Whether another team decides Schroder is its starting point guard of the future or the Lakers accept that they can't just let a key rotation piece walk, Schroder is in line for a contract worth upward of $100 million over four seasons.
At worst, he might have to ink that four-year, $84 million pact Los Angeles offered. Even in that scenario, he will be one of free agency's biggest earners.
Victor Oladipo, Miami Heat (Unrestricted)
This one feels risky, as Victor Oladipo will have to prove he's still got some of that 2017-18 All-NBA form in him to cash in.
Since returning from the torn quad that altered the course of his career, Oladipo has shown flashes of his old self but has mostly been an inefficient volume scorer.
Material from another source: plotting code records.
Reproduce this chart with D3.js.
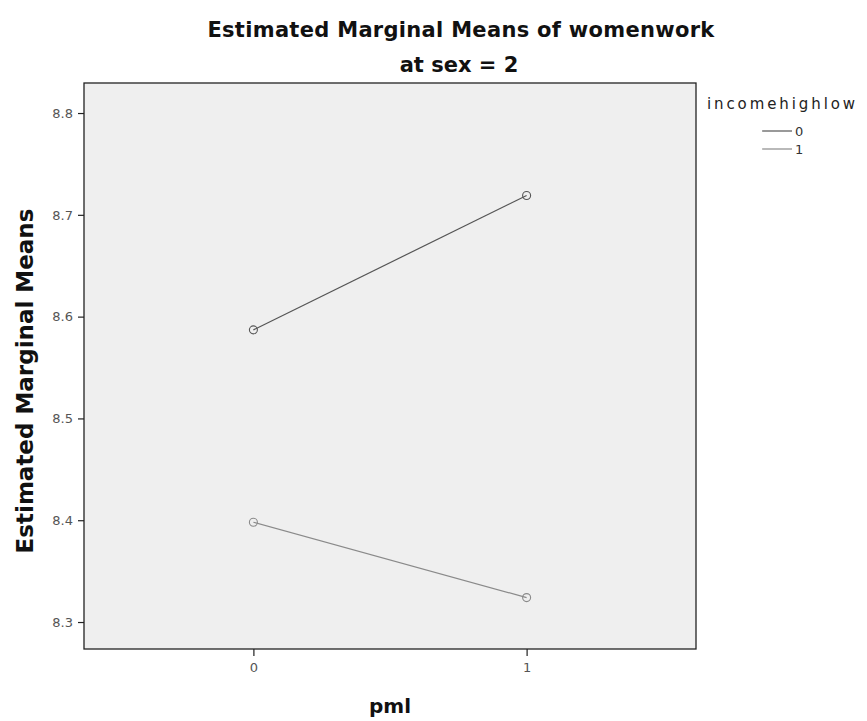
<!DOCTYPE html>
<html><head><meta charset="utf-8">
<script src="https://cdn.jsdelivr.net/npm/d3@7"></script>
<style>body{margin:0;background:#fff;} svg{display:block;}</style>
</head><body>
<svg id="chart" width="867" height="721"></svg>
<script>
const categories = [0, 1];
const seriesNames = ["0", "1"];
const series0 = [8.587, 8.719];
const series1 = [8.398, 8.324];
const yTicks = [8.3, 8.4, 8.5, 8.6, 8.7, 8.8];
const seriesColors = ["#555", "#8a8a8a"];

const svg = d3.select("#chart");
const m = {left: 84, right: 696, top: 83, bottom: 649};
const x = d3.scaleLinear().domain([-0.62, 1.62]).range([m.left, m.right]);
const y = d3.scaleLinear().domain([8.2735, 8.8295]).range([m.bottom, m.top]);

svg.append("rect").attr("x", m.left).attr("y", m.top)
  .attr("width", m.right - m.left).attr("height", m.bottom - m.top)
  .attr("fill", "#efefef").attr("stroke", "#222").attr("stroke-width", 1.3);

const yAxis = svg.append("g").attr("transform", `translate(${m.left},0)`)
  .call(d3.axisLeft(y).tickValues(yTicks).tickSize(6).tickSizeOuter(0).tickFormat(d3.format(".1f")));
const xAxis = svg.append("g").attr("transform", `translate(0,${m.bottom})`)
  .call(d3.axisBottom(x).tickValues(categories).tickSize(7).tickSizeOuter(0).tickFormat(d3.format("d")));
[yAxis, xAxis].forEach(a => {
  a.select(".domain").remove();
  a.selectAll(".tick line").attr("stroke", "#222").attr("stroke-width", 1.2);
  a.selectAll(".tick text").attr("fill", "#555").style("font-family", "DejaVu Sans").style("font-size", "13px");
});
yAxis.selectAll(".tick text").attr("x", -11);
xAxis.selectAll(".tick text").attr("y", 14);

const data = [series0, series1];
const line = d3.line().x((d, i) => x(categories[i])).y(d => y(d));
data.forEach((s, k) => {
  svg.append("path").datum(s).attr("d", line).attr("fill", "none")
    .attr("stroke", seriesColors[k]).attr("stroke-width", 1.2);
  svg.selectAll(null).data(s).enter().append("circle")
    .attr("cx", (d, i) => x(categories[i])).attr("cy", d => y(d)).attr("r", 4)
    .attr("fill", "none").attr("stroke", seriesColors[k]).attr("stroke-width", 1.1);
});

const bold = sel => sel.style("font-family", "DejaVu Sans").style("font-weight", "bold").attr("fill", "#111");
svg.append("text").attr("x", 461).attr("y", 37).attr("text-anchor", "middle")
  .call(bold).style("font-size", "21px").style("letter-spacing", "0.3px").text("Estimated Marginal Means of womenwork");
svg.append("text").attr("x", 459).attr("y", 72).attr("text-anchor", "middle")
  .call(bold).style("font-size", "21px").text("at sex = 2");
svg.append("text").attr("transform", `translate(33,381) rotate(-90)`)
  .attr("text-anchor", "middle")
  .call(bold).style("font-size", "23px").text("Estimated Marginal Means");
svg.append("text").attr("x", 390).attr("y", 713).attr("text-anchor", "middle")
  .call(bold).style("font-size", "20px").text("pml");

svg.append("text").attr("x", 707).attr("y", 109)
  .style("font-family", "DejaVu Sans").style("font-size", "15px").style("letter-spacing", "2.9px")
  .attr("fill", "#222").text("incomehighlow");
seriesNames.forEach((n, k) => {
  const yy = 131 + k * 18;
  svg.append("line").attr("x1", 762).attr("x2", 792).attr("y1", yy).attr("y2", yy)
    .attr("stroke", seriesColors[k]).attr("stroke-width", 1.2);
  svg.append("text").attr("x", 795).attr("y", yy + 5)
    .style("font-family", "DejaVu Sans").style("font-size", "13px").attr("fill", "#333").text(n);
});
</script>
</body></html>
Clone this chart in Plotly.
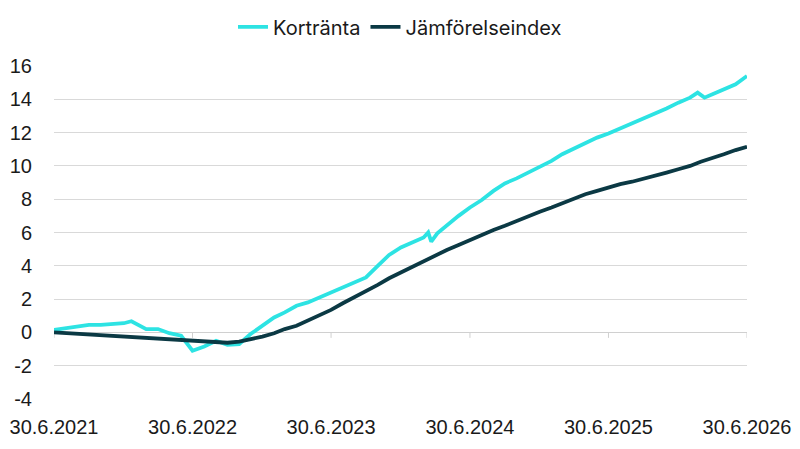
import plotly.graph_objects as go

# ---- data ----
kort_dates = [
    "2021-06-30", "2021-07-31", "2021-08-31", "2021-09-30", "2021-10-31", "2021-11-30",
    "2021-12-31", "2022-01-20", "2022-01-31", "2022-02-28", "2022-03-31", "2022-04-30",
    "2022-05-31", "2022-06-30", "2022-07-31", "2022-08-31", "2022-09-30", "2022-10-31",
    "2022-11-30", "2022-12-31", "2023-01-31", "2023-02-28", "2023-03-31", "2023-04-30",
    "2023-05-31", "2023-06-30", "2023-07-31", "2023-08-31", "2023-09-30", "2023-10-31",
    "2023-11-30", "2023-12-31", "2024-01-31", "2024-02-29", "2024-03-12", "2024-03-20",
    "2024-04-05", "2024-04-30", "2024-05-31", "2024-06-30", "2024-07-31", "2024-08-31",
    "2024-09-30", "2024-10-31", "2024-11-30", "2024-12-31", "2025-01-31", "2025-02-28",
    "2025-03-31", "2025-04-30", "2025-05-31", "2025-06-30", "2025-07-31", "2025-08-31",
    "2025-09-30", "2025-10-31", "2025-11-30", "2025-12-31", "2026-01-31", "2026-02-20",
    "2026-03-10", "2026-03-31", "2026-04-30", "2026-05-31", "2026-06-30",
]
kort_values = [
    0.15, 0.25, 0.35, 0.45, 0.45, 0.5,
    0.55, 0.67, 0.55, 0.2, 0.2, -0.05,
    -0.2, -1.1, -0.85, -0.5, -0.75, -0.7,
    -0.1, 0.4, 0.9, 1.2, 1.6, 1.8,
    2.1, 2.4, 2.65, 2.95, 3.3, 4.0,
    4.65, 5.1, 5.4, 5.7, 6.0, 5.45,
    5.95, 6.45, 7.0, 7.5, 7.95, 8.5,
    8.95, 9.25, 9.6, 9.95, 10.3, 10.7,
    11.05, 11.4, 11.7, 11.95, 12.25, 12.55,
    12.85, 13.15, 13.45, 13.8, 14.1, 14.4,
    14.1, 14.3, 14.6, 14.9, 15.4,
]

jamf_dates = [
    "2021-06-30", "2021-08-31", "2021-10-31", "2021-12-31", "2022-02-28", "2022-04-30",
    "2022-06-30", "2022-07-31", "2022-08-31", "2022-09-30", "2022-10-31", "2022-11-30",
    "2022-12-31", "2023-01-31", "2023-02-28", "2023-03-31", "2023-04-30", "2023-05-31",
    "2023-06-30", "2023-07-31", "2023-08-31", "2023-09-30", "2023-10-31", "2023-11-30",
    "2023-12-31", "2024-01-31", "2024-02-29", "2024-03-31", "2024-04-30", "2024-05-31",
    "2024-06-30", "2024-07-31", "2024-08-31", "2024-09-30", "2024-10-31", "2024-11-30",
    "2024-12-31", "2025-01-31", "2025-02-28", "2025-03-31", "2025-04-30", "2025-05-31",
    "2025-06-30", "2025-07-31", "2025-08-31", "2025-09-30", "2025-10-31", "2025-11-30",
    "2025-12-31", "2026-01-31", "2026-02-28", "2026-03-31", "2026-04-30", "2026-05-31",
    "2026-06-30",
]
jamf_values = [
    0.0, -0.08, -0.16, -0.24, -0.32, -0.4,
    -0.5, -0.55, -0.6, -0.62, -0.55, -0.42,
    -0.25, -0.05, 0.2, 0.4, 0.7, 1.0,
    1.35, 1.75, 2.1, 2.45, 2.85, 3.25,
    3.6, 3.95, 4.3, 4.65, 4.95, 5.25,
    5.55, 5.85, 6.15, 6.4, 6.7, 6.95,
    7.25, 7.5, 7.75, 8.05, 8.3, 8.5,
    8.7, 8.9, 9.05, 9.25, 9.45, 9.6,
    9.8, 10.0, 10.25, 10.45, 10.7, 10.95,
    11.15,
]

tick_dates = ["2021-06-30", "2022-06-30", "2023-06-30", "2024-06-30", "2025-06-30", "2026-06-30"]
tick_labels = ["30.6.2021", "30.6.2022", "30.6.2023", "30.6.2024", "30.6.2025", "30.6.2026"]
y_ticks = [-4, -2, 0, 2, 4, 6, 8, 10, 12, 14, 16]
y_tick_labels = ["-4", "-2", "0", "2", "4", "6", "8", "10", "12", "14", "16"]

CYAN = "#2DE3E3"
DARK = "#0B3944"
TICKFONT = dict(family="'Liberation Sans', Arial, sans-serif", size=20, color="#1a1a1a")

fig = go.Figure()
fig.add_trace(go.Scatter(x=kort_dates, y=kort_values, mode="lines", name="Kortränta",
                         line=dict(color=CYAN, width=3.8)))
fig.add_trace(go.Scatter(x=jamf_dates, y=jamf_values, mode="lines", name="Jämförelseindex",
                         line=dict(color=DARK, width=3.8)))

# small tick marks on the zero line
for d in tick_dates:
    fig.add_shape(type="line", xref="x", yref="y", x0=d, x1=d, y0=0, y1=-0.33,
                  line=dict(color="#D0D0D0", width=1), layer="below")

fig.update_layout(
    width=800, height=449,
    margin=dict(l=54, r=53, t=66, b=50, autoexpand=False),
    plot_bgcolor="white", paper_bgcolor="white",
    showlegend=True,
    legend=dict(orientation="h", x=0.5, xanchor="center", xref="container",
                y=0.94, yanchor="middle", yref="container",
                font=dict(family="Inter, sans-serif", size=20, color="#1a1a1a"),
                itemwidth=30),
    font=TICKFONT,
)

fig.update_xaxes(
    type="date", range=["2021-06-30", "2026-06-30"],
    tickvals=tick_dates, ticktext=tick_labels,
    showgrid=False, zeroline=False, showline=False,
    ticks="outside", ticklen=10, tickcolor="rgba(0,0,0,0)",
    tickfont=TICKFONT,
)
fig.update_yaxes(
    range=[-4, 16], tickvals=y_ticks, ticktext=y_tick_labels,
    showgrid=True, gridcolor="#D9D9D9", gridwidth=1,
    zeroline=True, zerolinecolor="#D0D0D0", zerolinewidth=1,
    showline=False, ticks="outside", ticklen=17, tickcolor="rgba(0,0,0,0)",
    tickfont=TICKFONT,
)

fig.write_html("out.html")
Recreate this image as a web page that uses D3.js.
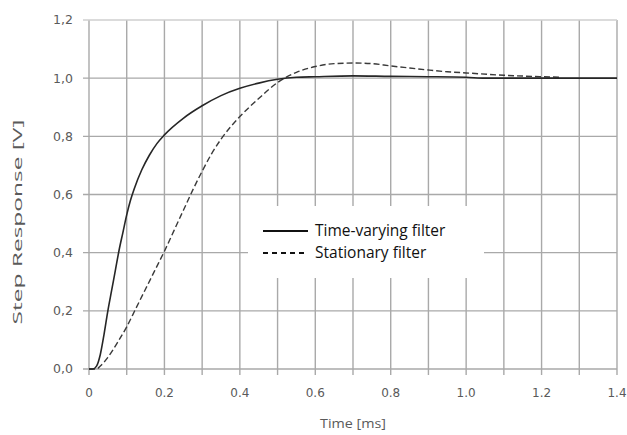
<!DOCTYPE html>
<html>
<head>
<meta charset="utf-8">
<script src="https://cdn.jsdelivr.net/npm/d3@7"></script>
<style>
  body { margin: 0; background: #fff; }
  svg { display: block; }
</style>
</head>
<body>
<div id="chart"></div>
<script>
// data (time in ms, response in V)
const varyingT = [0, 0.01, 0.02, 0.03, 0.04, 0.05, 0.06, 0.07, 0.08, 0.09, 0.10, 0.11, 0.12, 0.14, 0.16, 0.18, 0.20, 0.25, 0.30, 0.35, 0.40, 0.45, 0.50, 0.55, 0.60, 0.70, 0.80, 0.90, 1.00, 1.05, 1.10, 1.20, 1.30, 1.40];
const varyingV = [0, 0, 0.01, 0.05, 0.12, 0.20, 0.27, 0.34, 0.41, 0.47, 0.53, 0.58, 0.62, 0.685, 0.735, 0.775, 0.805, 0.862, 0.905, 0.94, 0.965, 0.983, 0.996, 1.003, 1.005, 1.008, 1.006, 1.005, 1.003, 1.0, 1.0, 1.0, 1.0, 1.0];

const stationaryT = [0, 0.02, 0.03, 0.05, 0.075, 0.10, 0.125, 0.15, 0.175, 0.20, 0.225, 0.25, 0.275, 0.30, 0.325, 0.35, 0.375, 0.40, 0.45, 0.50, 0.55, 0.60, 0.65, 0.70, 0.75, 0.80, 0.85, 0.90, 0.95, 1.00, 1.10, 1.20, 1.25];
const stationaryV = [0, 0, 0.01, 0.04, 0.09, 0.145, 0.21, 0.275, 0.34, 0.405, 0.475, 0.545, 0.615, 0.68, 0.74, 0.79, 0.832, 0.868, 0.93, 0.985, 1.02, 1.04, 1.05, 1.052, 1.05, 1.042, 1.035, 1.028, 1.022, 1.018, 1.01, 1.005, 1.003];

const xTicks = [0, 0.2, 0.4, 0.6, 0.8, 1.0, 1.2, 1.4];
const xTickLabels = ["0", "0.2", "0.4", "0.6", "0.8", "1.0", "1.2", "1.4"];
const xGrid = d3.range(0, 15).map(i => i / 10);
const yTicks = [0, 0.2, 0.4, 0.6, 0.8, 1.0, 1.2];
const yTickLabels = ["0,0", "0,2", "0,4", "0,6", "0,8", "1,0", "1,2"];

const seriesNames = ["Time-varying filter", "Stationary filter"];

// set the dimensions and margins of the graph
const margin = {top: 20, right: 10, bottom: 66, left: 89},
  width = 627 - margin.left - margin.right,
  height = 435 - margin.top - margin.bottom;

const svg = d3.select("#chart")
  .append("svg")
  .attr("width", 627)
  .attr("height", 435)
  .append("g")
  .attr("transform", `translate(${margin.left},${margin.top})`);

const x = d3.scaleLinear().domain([0, 1.4]).range([0, width]);
const y = d3.scaleLinear().domain([0, 1.2]).range([height, 0]);

const gridColor = "#a9a9a9";
const textColor = "#5a5a5a";

// vertical grid lines every 0.1 (they run a little past the axis as ticks)
svg.append("g")
  .selectAll("line")
  .data(xGrid)
  .join("line")
  .attr("x1", d => x(d)).attr("x2", d => x(d))
  .attr("y1", 0).attr("y2", height + 6)
  .attr("stroke", gridColor)
  .attr("stroke-width", 1.4);

// horizontal grid lines
svg.append("g")
  .selectAll("line")
  .data(yTicks)
  .join("line")
  .attr("x1", -6).attr("x2", width)
  .attr("y1", d => y(d)).attr("y2", d => y(d))
  .attr("stroke", d => d === 1.2 ? "#cfcfcf" : gridColor)
  .attr("stroke-width", 1.4);

// X axis labels
svg.append("g")
  .selectAll("text")
  .data(xTicks)
  .join("text")
  .attr("x", d => x(d))
  .attr("y", height + 28)
  .attr("text-anchor", "middle")
  .style("font-family", "DejaVu Sans")
  .style("font-size", "12px")
  .style("fill", textColor)
  .text((d, i) => xTickLabels[i]);

// Y axis labels
svg.append("g")
  .selectAll("text")
  .data(yTicks)
  .join("text")
  .attr("x", -16)
  .attr("y", d => y(d))
  .attr("dy", "0.35em")
  .attr("text-anchor", "end")
  .style("font-family", "DejaVu Sans")
  .style("font-size", "12.5px")
  .style("fill", textColor)
  .text((d, i) => yTickLabels[i]);

// axis titles (the picture has them a bit stretched)
svg.append("text")
  .attr("x", width / 2)
  .attr("y", height + 59)
  .attr("text-anchor", "middle")
  .attr("textLength", 66)
  .attr("lengthAdjust", "spacingAndGlyphs")
  .style("font-family", "Open Sans")
  .style("font-size", "13px")
  .style("fill", textColor)
  .text("Time [ms]");

svg.append("text")
  .attr("transform", "rotate(-90)")
  .attr("x", -(222 - margin.top))
  .attr("y", -67)
  .attr("text-anchor", "middle")
  .attr("textLength", 205)
  .attr("lengthAdjust", "spacingAndGlyphs")
  .style("font-family", "Open Sans")
  .style("font-size", "13px")
  .style("fill", textColor)
  .text("Step Response [V]");

// curves
const line = d3.line()
  .x(d => x(d[0]))
  .y(d => y(d[1]))
  .curve(d3.curveMonotoneX);

const varying = varyingT.map((t, i) => [t, varyingV[i]]);
const stationary = stationaryT.map((t, i) => [t, stationaryV[i]]);

svg.append("path")
  .datum(stationary)
  .attr("d", line)
  .attr("fill", "none")
  .attr("stroke", "#3a3a3a")
  .attr("stroke-width", 1.4)
  .attr("stroke-dasharray", "6,3");

svg.append("path")
  .datum(varying)
  .attr("d", line)
  .attr("fill", "none")
  .attr("stroke", "#262626")
  .attr("stroke-width", 1.6);

// legend box
const legend = svg.append("g")
  .attr("transform", `translate(${248 - margin.left},${206 - margin.top})`);

legend.append("rect")
  .attr("width", 236)
  .attr("height", 72)
  .attr("fill", "#fff");

seriesNames.forEach((name, i) => {
  const ly = 25 + i * 22;
  legend.append("line")
    .attr("x1", 15).attr("x2", 60)
    .attr("y1", ly).attr("y2", ly)
    .attr("stroke", "#111")
    .attr("stroke-width", 2)
    .attr("stroke-dasharray", i === 1 ? "5,4" : null);
  legend.append("text")
    .attr("x", 67)
    .attr("y", ly)
    .attr("dy", "0.35em")
    .style("font-family", "Open Sans")
    .style("font-size", "15.5px")
    .style("fill", "#111")
    .text(name);
});
</script>
</body>
</html>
Of the 77 players who've attempted at least 500 field goals this season, Oladipo's 50.6 true shooting percentage ranks 73rd.
The Miami Heat have revived careers before, so Oladipo is in the best possible place to get his game together. Considering how little Miami surrendered to acquire him from the Houston Rockets (basically salary dumps and swap rights), it's not a lock he'll re-sign. The Heat may be treating the rest of this season as an audition.
If Oladipo looks his best, they might happily hand him a deal worth $25 million per season over three or four years. That pay rate may not align with Oladipo's hopes (he turned down a two-year extension worth $45.2 million from the Rockets), but it could be tough for him to do better on the open market.
If the eight-year veteran disappoints with Miami, he might be stuck choosing between one-year make-good offers or multiyear deals worth around the mid-level exception. His potential salary range is broad, making concrete predictions difficult. But considering his possible earnings on the high end, which could bump up against $100 million, he belongs on this list.